◆ **Given exercise**: Write out every line exactly, from the start of the records below to the line with "Condensed', 'Liberation Sans", and stop there. Don't write out the pictures.

◆ **Entries provided**:
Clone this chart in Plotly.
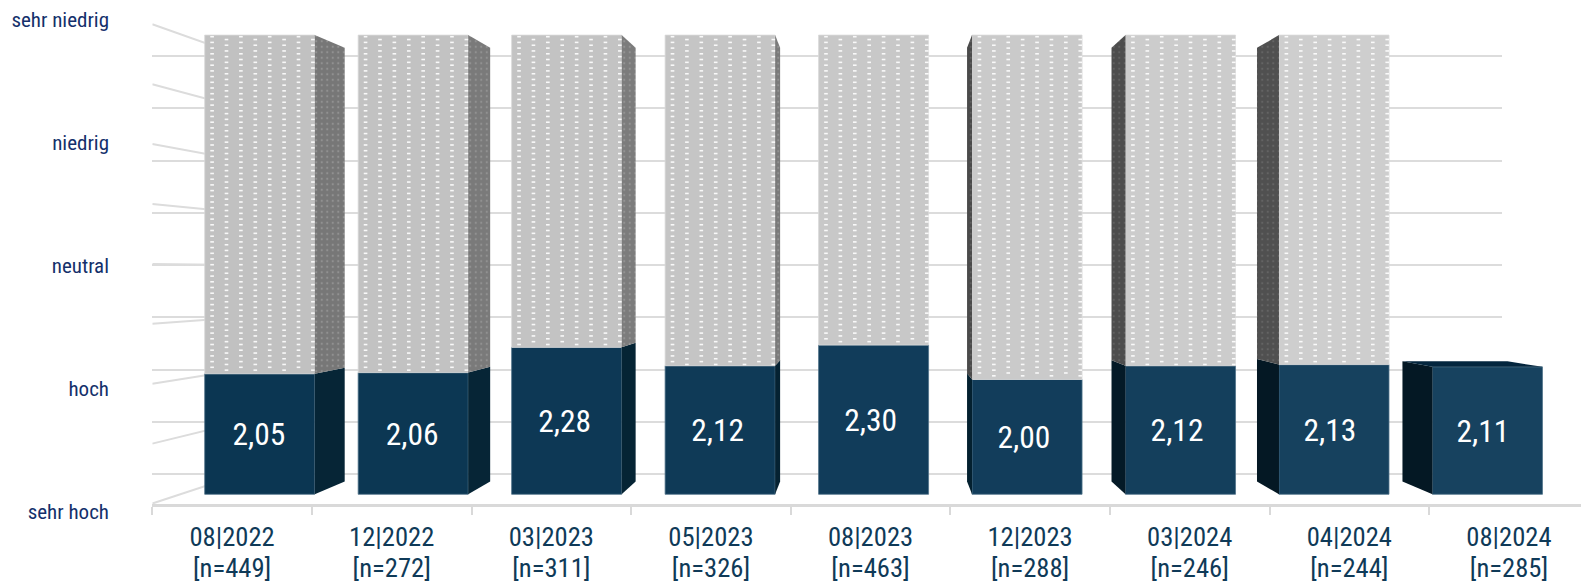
import numpy as np
import plotly.graph_objects as go

# ---------- data ----------
categories = ["08|2022", "12|2022", "03|2023", "05|2023", "08|2023", "12|2023", "03|2024", "04|2024", "08|2024"]
sample_labels = ["[n=449]", "[n=272]", "[n=311]", "[n=326]", "[n=463]", "[n=288]", "[n=246]", "[n=244]", "[n=285]"]
values = [2.05, 2.06, 2.28, 2.12, 2.30, 2.00, 2.12, 2.13, 2.11]
value_labels = ["2,05", "2,06", "2,28", "2,12", "2,30", "2,00", "2,12", "2,13", "2,11"]
has_remainder = [True, True, True, True, True, True, True, True, False]
scale_values = [1, 2, 3, 4, 5]
scale_labels = ["sehr hoch", "hoch", "neutral", "niedrig", "sehr niedrig"]

# ---------- styles ----------
W, H = 1581, 583
blue = ["#0b3652", "#0c3753", "#0d3855", "#0f3a57", "#113c5a", "#123d5b", "#143f5c", "#16415e", "#17425f"]
gray = ["#c1c1c1", "#c2c2c2", "#c3c3c3", "#c5c5c5", "#c8c8c8", "#cacaca", "#cccccc", "#cecece", "#d0d0d0"]
side_blue = ["#062536", "#062536", "#052434", "#052232", "#05202f", "#03202f", "#041a27", "#041824", "#041824"]
side_gray = ["#777777", "#7a7a7a", "#7c7c7c", "#7a7a7a", "#666666", "#4a4a4a", "#4d4d4d", "#505050", "#505050"]
side_dot = ["#929292", "#929292", "#949494", "#929292", "#808080", "#5e5e5e", "#616161", "#646464", "#646464"]
depth_px = [30, 22, 14, 5, 0, -5, -14, -22, -30]
text_shift_px = [-0.7, -1, -2, -2.5, -3, -3.2, -3.5, -4, -4.6]
FONT = "'Roboto Condensed', 'Liberation Sans Narrow', Roboto, sans-serif"

# geometry of the planes (pixels)
STEP, X0, BAR_W = 153.47, 259.7, 110.0
FRONT_BOTTOM, FRONT_UNIT = 494.3, 114.8
BACK_BOTTOM, BACK_UNIT = 474.0, 104.5
BACK_L, BACK_R = 242.0, 1502.0
WALL_BOTTOM, WALL_UNIT = 503.5, 119.8
LABEL_BOTTOM, LABEL_UNIT = 511.8, 123.1
AXIS_Y, AXIS_L, CAT_W = 504.0, 152.3, 159.6
r = 0.0553
TEXT_DROP_PX = 3.5


def yrange(bottom, unit):
    return [1 + (bottom - H) / unit, 1 + bottom / unit]


fig = go.Figure()
idx = list(range(len(categories)))
half = BAR_W / STEP / 2


def back(v):
    return 3 + (v - 3) * (1 - r)


# back wall: native gridlines
fig.add_trace(go.Scatter(x=[0, 1], y=[1, 1], xaxis="x", yaxis="y", mode="none", showlegend=False, hoverinfo="skip"))

# left wall lines
half_steps = np.arange(1, 5.01, 0.5)
for v in half_steps:
    wall_px = WALL_BOTTOM - (v - 1) * WALL_UNIT
    wall_v = 1 + (BACK_BOTTOM - wall_px) / BACK_UNIT
    fig.add_trace(go.Scatter(x=[0, 1], y=[wall_v, v], xaxis="x2", yaxis="y", mode="lines",
                             line=dict(color="#dcdcdc", width=2), showlegend=False, hoverinfo="skip"))

# bars (front plane): height above the scale floor of 1
fig.add_trace(go.Bar(x=idx, y=[v - 1 for v in values], base=[1] * len(values), xaxis="x3", yaxis="y3", width=BAR_W / STEP,
                     marker=dict(color=blue, line=dict(color="#4f7289", width=0.8)),
                     showlegend=False, hoverinfo="skip"))
rem_x = [i for i in idx if has_remainder[i]]
fig.add_trace(go.Bar(x=rem_x, y=[5 - values[i] for i in rem_x], base=[values[i] for i in rem_x], xaxis="x3", yaxis="y3",
                     width=BAR_W / STEP, marker=dict(color=[gray[i] for i in rem_x], line=dict(color="#d9d9d9", width=0.8)),
                     showlegend=False, hoverinfo="skip"))

# side faces + top face
for i in idx:
    d = depth_px[i] / STEP
    if d != 0:
        xe = i + half if d > 0 else i - half
        xs = [xe, xe + d, xe + d, xe, xe]
        v = values[i]
        fig.add_trace(go.Scatter(x=xs, y=[1, back(1), back(v), v, 1], xaxis="x3", yaxis="y3", mode="lines",
                                 fill="toself", fillcolor=side_blue[i], line=dict(width=0),
                                 showlegend=False, hoverinfo="skip"))
        if has_remainder[i]:
            fig.add_trace(go.Scatter(x=xs, y=[v, back(v), back(5), 5, v], xaxis="x3", yaxis="y3", mode="lines",
                                     fill="toself", fillcolor=side_gray[i], line=dict(width=0),
                                     fillpattern=dict(shape=".", size=5.5, solidity=0.12, fgcolor=side_dot[i], bgcolor=side_gray[i]),
                                     showlegend=False, hoverinfo="skip"))
    if not has_remainder[i]:
        v = values[i]
        xl, xr = i - half, i + half
        fig.add_trace(go.Scatter(x=[xl, xl + d, xr - 35 / STEP, xr, xl], y=[v, back(v), back(v), v, v],
                                 xaxis="x3", yaxis="y3", mode="lines", fill="toself", fillcolor="#04263e",
                                 line=dict(width=0), showlegend=False, hoverinfo="skip"))

# dotted texture of the remainder bars
tx, ty = [], []
for i in rem_x:
    for c in range(8):
        col_x = i - half + (7.4 + 14.4 * c) / STEP
        rows = np.arange(36.7 + (2.85 if c % 2 else 0), FRONT_BOTTOM - (values[i] - 1) * FRONT_UNIT - 1, 5.7)
        for py in rows:
            tx.append(col_x)
            ty.append(1 + (FRONT_BOTTOM - py) / FRONT_UNIT)
fig.add_trace(go.Scatter(x=tx, y=ty, xaxis="x3", yaxis="y3", mode="markers",
                         marker=dict(symbol="line-ew", size=2.6, color="white", opacity=0.9,
                                     line=dict(color="white", width=1.6)),
                         showlegend=False, hoverinfo="skip"))

# value labels, centred in the blue block
fig.add_trace(go.Scatter(x=[i + s / STEP for i, s in zip(idx, text_shift_px)],
                         y=[(1 + v) / 2 - TEXT_DROP_PX / FRONT_UNIT for v in values],
                         xaxis="x3", yaxis="y3", mode="text", text=value_labels, textposition="middle center",
                         textfont=dict(family=FONT, size=31.5, color="white"), showlegend=False, hoverinfo="skip"))

# category axis + sample sizes + scale labels
fig.add_trace(go.Scatter(x=categories, y=[0] * len(categories), xaxis="x4", yaxis="y4", mode="none",
                         showlegend=False, hoverinfo="skip"))
fig.add_trace(go.Scatter(x=sample_labels, y=[0] * len(categories), xaxis="x5", yaxis="y4", mode="none",
                         showlegend=False, hoverinfo="skip"))
fig.add_trace(go.Scatter(x=[0] * 5, y=scale_values, xaxis="x2", yaxis="y5", mode="none",
                         showlegend=False, hoverinfo="skip"))

hidden = dict(visible=False, fixedrange=True, automargin=False)
cat_range = [-0.5, -0.5 + (W - AXIS_L) / CAT_W]
fig.update_layout(
    template="none",
    width=W, height=H, autosize=False, margin=dict(l=0, r=0, t=0, b=0, pad=0),
    paper_bgcolor="white", plot_bgcolor="rgba(0,0,0,0)", showlegend=False, barmode="overlay",
    xaxis=dict(domain=[BACK_L / W, BACK_R / W], range=[0, 1], showgrid=False, zeroline=False, showticklabels=False, ticks="", showline=False, automargin=False),
    yaxis=dict(domain=[0, 1], range=yrange(BACK_BOTTOM, BACK_UNIT), tickvals=list(half_steps), showgrid=True,
               gridcolor="#dcdcdc", gridwidth=2, zeroline=False, showticklabels=False, ticks="", showline=False, automargin=False),
    xaxis2=dict(domain=[AXIS_L / W, BACK_L / W], range=[0, 1], anchor="y", **hidden),
    xaxis3=dict(domain=[0, 1], range=[-X0 / STEP, (W - X0) / STEP], anchor="y3", **hidden),
    yaxis3=dict(domain=[0, 1], range=yrange(FRONT_BOTTOM, FRONT_UNIT), anchor="x3", **hidden),
    xaxis4=dict(domain=[AXIS_L / W, 1], anchor="y4", type="category", categoryorder="array", categoryarray=categories,
                range=cat_range, tickson="boundaries", ticks="outside", ticklen=8, tickwidth=1.5, tickcolor="#d9d9d9",
                showline=True, linecolor="#d9d9d9", linewidth=2.7, showgrid=False, zeroline=False, automargin=False,
                ticklabelstandoff=7, tickfont=dict(family=FONT, size=26.6, color="#0f3a58"), tickangle=0),
    xaxis5=dict(domain=[AXIS_L / W, 1], anchor="y4", overlaying="x4", type="category", categoryorder="array", categoryarray=sample_labels,
                range=cat_range, ticks="", showline=False, showgrid=False, zeroline=False, automargin=False,
                ticklabelstandoff=45, tickfont=dict(family=FONT, size=26.6, color="#0f3a58"), tickangle=0),
    yaxis4=dict(domain=[(H - AXIS_Y) / H, 1], range=[0, 1], anchor="x4", **hidden),
    yaxis5=dict(domain=[0, 1], range=yrange(LABEL_BOTTOM, LABEL_UNIT), anchor="free", position=109 / W,
                side="left", tickvals=scale_values, ticktext=scale_labels, ticks="", showgrid=False, zeroline=False,
                showline=False, automargin=False,
                tickfont=dict(family=FONT, size=21, color="#14306b")),
)

fig.write_html("out.html", config=dict(displayModeBar=False), post_script="document.body.style.margin='0';")
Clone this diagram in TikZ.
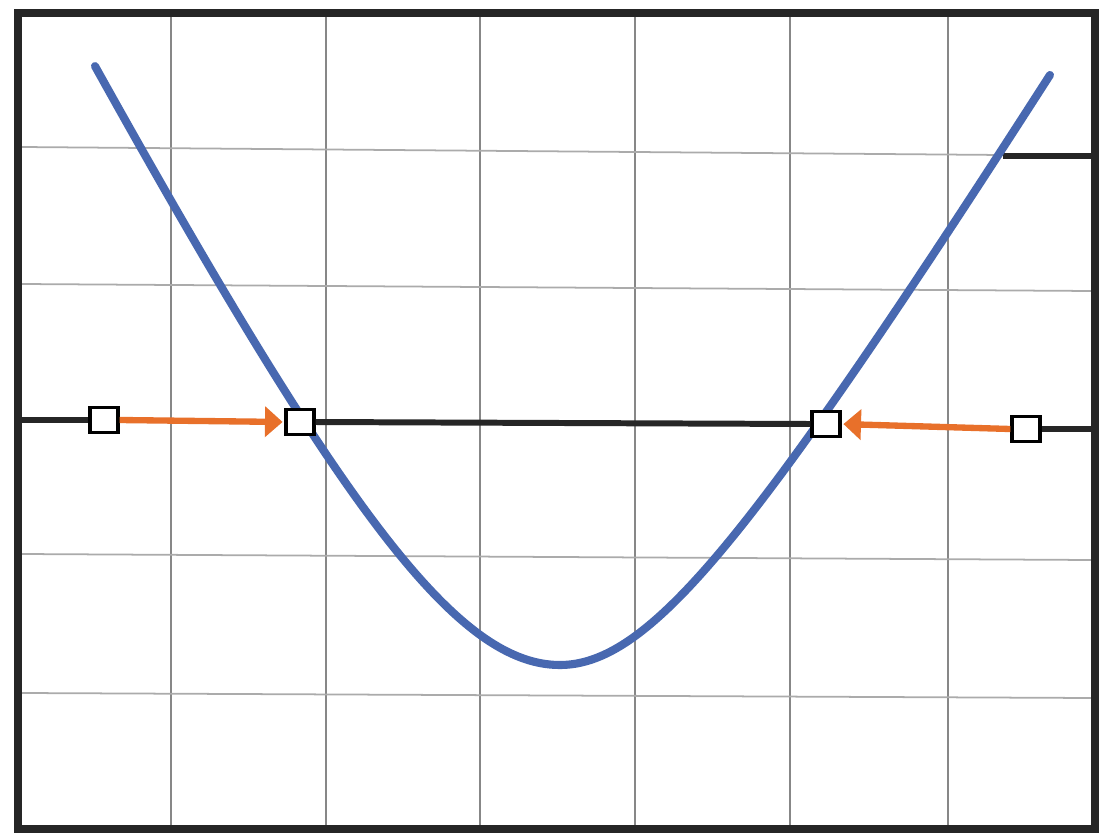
\documentclass[tikz,border=0pt]{standalone}
\usetikzlibrary{arrows.meta}
\definecolor{curveblue}{RGB}{72,104,176}
\definecolor{arroworange}{RGB}{232,112,42}
\definecolor{gridgray}{RGB}{150,150,150}
\tikzset{
  gridv/.style={draw=gridgray!90!black, line width=0.55pt},
  gridh/.style={draw=gridgray!80, line width=0.5pt},
  frameline/.style={draw=black!85, line width=2.4pt},
  blackline/.style={draw=black!85, line width=1.7pt},
  marker/.style={draw=black, fill=white, line width=0.9pt, minimum width=8pt, minimum height=7.3pt, inner sep=0pt},
  orangearrow/.style={draw=arroworange, line width=1.8pt, -{Triangle[length=5pt,width=8.5pt]}, shorten >=0.5pt},
  curve/.style={draw=curveblue, line width=2.3pt, line cap=round, line join=round}
}
\begin{document}
\begin{tikzpicture}[x=0.01cm,y=-0.01cm]
\useasboundingbox (0,0) rectangle (1099,836);
\fill[white] (0,0) rectangle (1099,836);
% vertical grid lines
\foreach \gx in {171,326,480,635,790,948}
  \draw[gridv] (\gx,17) -- (\gx,826);
% horizontal grid lines (slightly tilted like the scan)
\draw[gridh] (22,147) -- (1003,155);
\draw[gridh] (22,284) -- (1092,291);
\draw[gridh] (22,554) -- (1092,560);
\draw[gridh] (22,693) -- (1092,698);
% short black segment at right
\coordinate (s1) at (1003,156);
\coordinate (s2) at (1096,156);
\draw[blackline] (s1) -- (s2);
% frame
\draw[frameline] (18,13) rectangle (1095,829);
% curve (two hyperbolic arms meeting at the vertex)
\draw[curve] plot[domain=-4.65:0, samples=90, smooth] ({560+100*\x}, {665-195.6*(sqrt(\x*\x+4)-2)})
  -- plot[domain=0:4.9, samples=90, smooth] ({560+100*\x}, {665-162.8*(sqrt(\x*\x+2.25)-1.5)});
% markers
\node[marker] (b1) at (104,420) {};
\node[marker] (b2) at (300,422) {};
\node[marker] (b3) at (826,424) {};
\node[marker] (b4) at (1026,429) {};
\coordinate (L) at (18,420);
\coordinate (R) at (1095,429);
% black horizontal line
\draw[blackline] (L) -- (b1.west);
\draw[blackline] (b2.east) -- (b3.west);
\draw[blackline] (b4.east) -- (R);
% orange arrows
\draw[orangearrow] (b1.east) -- (b2.west);
\draw[orangearrow] (b4.west) -- (b3.east);
\end{tikzpicture}
\end{document}
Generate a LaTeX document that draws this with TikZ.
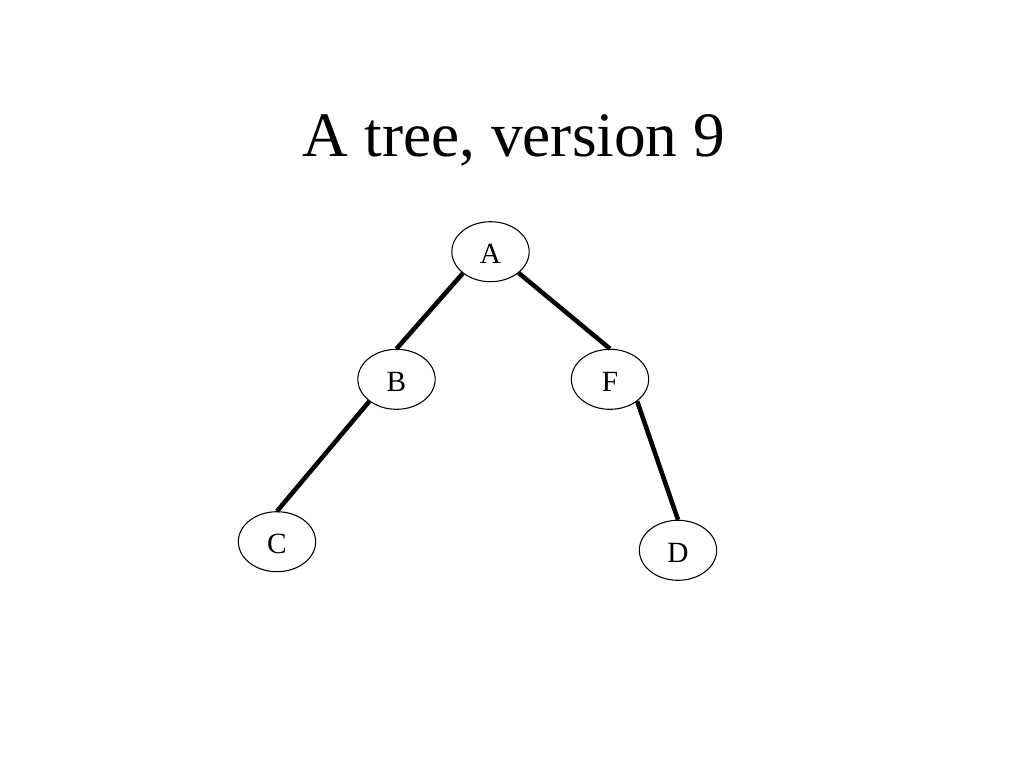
\documentclass[tikz,border=0pt]{standalone}
\usepackage{fontspec}
\setmainfont{Liberation Serif}
\usetikzlibrary{shapes.geometric}
\begin{document}
\begin{tikzpicture}[x=0.75pt,y=-0.75pt]
\tikzset{
  treenode/.style={draw, ellipse, line width=0.8pt, inner sep=0pt,
    minimum width=58pt, minimum height=45pt, font=\fontsize{22pt}{26pt}\selectfont,
    text height=18.3pt},
  edge/.style={line width=3.4pt}
}
\useasboundingbox (0,0) rectangle (1024,768);
\fill[white] (0,0) rectangle (1024,768);
\node[anchor=base, font=\fontsize{47.5pt}{56pt}\selectfont] (title) at (514,156.7) {A tree, version 9};
\node[treenode] (A) at (490.5,251.7) {A};
\node[treenode] (B) at (396.5,379.3) {B};
\node[treenode] (F) at (610,379.3) {F};
\node[treenode] (C) at (277,541.7) {C};
\node[treenode] (D) at (678,550.3) {D};
\draw[edge] (A.218) -- (B.north);
\draw[edge] (A.323) -- (F.north);
\draw[edge] (B.219) -- (C.north);
\draw[edge] (F.321) -- (D.north);
\end{tikzpicture}
\end{document}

◆ **Solution to this task**:
Clone this chart in Plotly.
import numpy as np
import plotly.graph_objects as go

# ---------- data ----------
categories = ["08|2022", "12|2022", "03|2023", "05|2023", "08|2023", "12|2023", "03|2024", "04|2024", "08|2024"]
sample_labels = ["[n=449]", "[n=272]", "[n=311]", "[n=326]", "[n=463]", "[n=288]", "[n=246]", "[n=244]", "[n=285]"]
values = [2.05, 2.06, 2.28, 2.12, 2.30, 2.00, 2.12, 2.13, 2.11]
value_labels = ["2,05", "2,06", "2,28", "2,12", "2,30", "2,00", "2,12", "2,13", "2,11"]
has_remainder = [True, True, True, True, True, True, True, True, False]
scale_values = [1, 2, 3, 4, 5]
scale_labels = ["sehr hoch", "hoch", "neutral", "niedrig", "sehr niedrig"]

# ---------- styles ----------
W, H = 1581, 583
blue = ["#0b3652", "#0c3753", "#0d3855", "#0f3a57", "#113c5a", "#123d5b", "#143f5c", "#16415e", "#17425f"]
gray = ["#c1c1c1", "#c2c2c2", "#c3c3c3", "#c5c5c5", "#c8c8c8", "#cacaca", "#cccccc", "#cecece", "#d0d0d0"]
side_blue = ["#062536", "#062536", "#052434", "#052232", "#05202f", "#03202f", "#041a27", "#041824", "#041824"]
side_gray = ["#777777", "#7a7a7a", "#7c7c7c", "#7a7a7a", "#666666", "#4a4a4a", "#4d4d4d", "#505050", "#505050"]
side_dot = ["#929292", "#929292", "#949494", "#929292", "#808080", "#5e5e5e", "#616161", "#646464", "#646464"]
depth_px = [30, 22, 14, 5, 0, -5, -14, -22, -30]
text_shift_px = [-0.7, -1, -2, -2.5, -3, -3.2, -3.5, -4, -4.6]
FONT = "'Roboto Condensed', 'Liberation Sans Narrow', Roboto, sans-serif"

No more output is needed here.